**DIRECTION**
Copy each line exactly. Drop every picture.

**DATASET EXCERPT**
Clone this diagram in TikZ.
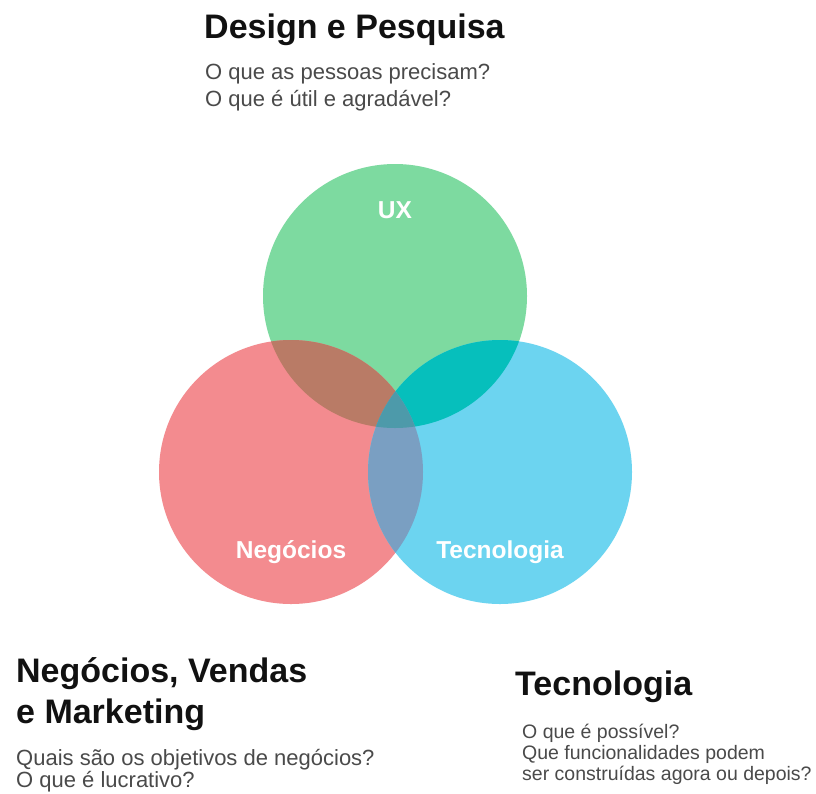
\documentclass[tikz,border=0pt]{standalone}
\usepackage{fontspec}
\setmainfont{Liberation Sans}
\begin{document}
\definecolor{uxgreen}{HTML}{7DDAA0}
\definecolor{negred}{HTML}{F38B8F}
\definecolor{tecblue}{HTML}{6CD4F0}
\definecolor{gr}{HTML}{B97B66}
\definecolor{gb}{HTML}{06BFBC}
\definecolor{rb}{HTML}{7A9FC2}
\definecolor{grb}{HTML}{4D9AAA}
\definecolor{headc}{HTML}{111111}
\definecolor{subc}{HTML}{4A4A4A}
\begin{tikzpicture}[x=1pt,y=-1pt,
  head/.style={anchor=base west,inner sep=0pt,text=headc,font=\fontsize{34}{40}\selectfont\bfseries},
  sub/.style={anchor=base west,inner sep=0pt,text=subc,font=\fontsize{22}{26}\selectfont},
  subsmall/.style={anchor=base west,inner sep=0pt,text=subc,font=\fontsize{19.5}{22}\selectfont},
  inlabel/.style={anchor=base,inner sep=0pt,text=white,font=\fontsize{24.5}{28}\selectfont\bfseries},
  ring/.style={circle,minimum size=264pt,inner sep=0pt}]
\useasboundingbox[fill=white] (0,0) rectangle (816,793);

% circle centres
\node[ring] (ux) at (395,296) {};
\node[ring] (neg) at (291,472) {};
\node[ring] (tec) at (500,472) {};

% plain discs
\fill[uxgreen] (ux.center) circle (132pt);
\fill[negred] (neg.center) circle (132pt);
\fill[tecblue] (tec.center) circle (132pt);

% pairwise overlaps
\begin{scope}
  \clip (ux.center) circle (132pt);
  \fill[gr] (neg.center) circle (132pt);
  \fill[gb] (tec.center) circle (132pt);
\end{scope}
\begin{scope}
  \clip (neg.center) circle (132pt);
  \fill[rb] (tec.center) circle (132pt);
\end{scope}
% centre of all three
\begin{scope}
  \clip (ux.center) circle (132pt);
  \clip (neg.center) circle (132pt);
  \fill[grb] (tec.center) circle (132pt);
\end{scope}

% labels inside the circles
\node[inlabel] (uxl) at (395,218) {UX};
\node[inlabel] (negl) at (291,558) {Negócios};
\node[inlabel] (tecl) at (500,558) {Tecnologia};

% design block
\node[head] (dt) at (204,38) {Design e Pesquisa};
\node[sub] (d1) at (205,79) {O que as pessoas precisam?};
\node[sub] (d2) at (205,106) {O que é útil e agradável?};

% business block
\node[head] (nt1) at (16,682) {Negócios, Vendas};
\node[head] (nt2) at (16,723) {e Marketing};
\node[sub] (n1) at (16,765) {Quais são os objetivos de negócios?};
\node[sub] (n2) at (16,787) {O que é lucrativo?};

% technology block
\node[head] (tt) at (515,695) {Tecnologia};
\node[subsmall] (t1) at (522,738) {O que é possível?};
\node[subsmall] (t2) at (522,759) {Que funcionalidades podem};
\node[subsmall] (t3) at (522,780) {ser construídas agora ou depois?};
\end{tikzpicture}
\end{document}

**SOLUTION TO THIS TASK**
Clone this diagram in TikZ.
\documentclass[tikz,border=0pt]{standalone}
\usepackage{fontspec}
\setmainfont{Liberation Sans}
\begin{document}
\definecolor{uxgreen}{HTML}{7DDAA0}
\definecolor{negred}{HTML}{F38B8F}
\definecolor{tecblue}{HTML}{6CD4F0}
\definecolor{gr}{HTML}{B97B66}
\definecolor{gb}{HTML}{06BFBC}
\definecolor{rb}{HTML}{7A9FC2}
\definecolor{grb}{HTML}{4D9AAA}
\definecolor{headc}{HTML}{111111}
\definecolor{subc}{HTML}{4A4A4A}
\begin{tikzpicture}[x=1pt,y=-1pt,
  head/.style={anchor=base west,inner sep=0pt,text=headc,font=\fontsize{34}{40}\selectfont\bfseries},
  sub/.style={anchor=base west,inner sep=0pt,text=subc,font=\fontsize{22}{26}\selectfont},
  subsmall/.style={anchor=base west,inner sep=0pt,text=subc,font=\fontsize{19.5}{22}\selectfont},
  inlabel/.style={anchor=base,inner sep=0pt,text=white,font=\fontsize{24.5}{28}\selectfont\bfseries},
  ring/.style={circle,minimum size=264pt,inner sep=0pt}]
\useasboundingbox[fill=white] (0,0) rectangle (816,793);

% circle centres
\node[ring] (ux) at (395,296) {};
\node[ring] (neg) at (291,472) {};
\node[ring] (tec) at (500,472) {};

% plain discs
\fill[uxgreen] (ux.center) circle (132pt);
\fill[negred] (neg.center) circle (132pt);
\fill[tecblue] (tec.center) circle (132pt);

% pairwise overlaps
\begin{scope}
  \clip (ux.center) circle (132pt);
  \fill[gr] (neg.center) circle (132pt);
  \fill[gb] (tec.center) circle (132pt);
\end{scope}
\begin{scope}
  \clip (neg.center) circle (132pt);
  \fill[rb] (tec.center) circle (132pt);
\end{scope}
% centre of all three
\begin{scope}
  \clip (ux.center) circle (132pt);
  \clip (neg.center) circle (132pt);
  \fill[grb] (tec.center) circle (132pt);
\end{scope}

% labels inside the circles
\node[inlabel] (uxl) at (395,218) {UX};
\node[inlabel] (negl) at (291,558) {Negócios};
\node[inlabel] (tecl) at (500,558) {Tecnologia};

% design block
\node[head] (dt) at (204,38) {Design e Pesquisa};
\node[sub] (d1) at (205,79) {O que as pessoas precisam?};
\node[sub] (d2) at (205,106) {O que é útil e agradável?};

% business block
\node[head] (nt1) at (16,682) {Negócios, Vendas};
\node[head] (nt2) at (16,723) {e Marketing};
\node[sub] (n1) at (16,765) {Quais são os objetivos de negócios?};
\node[sub] (n2) at (16,787) {O que é lucrativo?};

% technology block
\node[head] (tt) at (515,695) {Tecnologia};
\node[subsmall] (t1) at (522,738) {O que é possível?};
\node[subsmall] (t2) at (522,759) {Que funcionalidades podem};
\node[subsmall] (t3) at (522,780) {ser construídas agora ou depois?};
\end{tikzpicture}
\end{document}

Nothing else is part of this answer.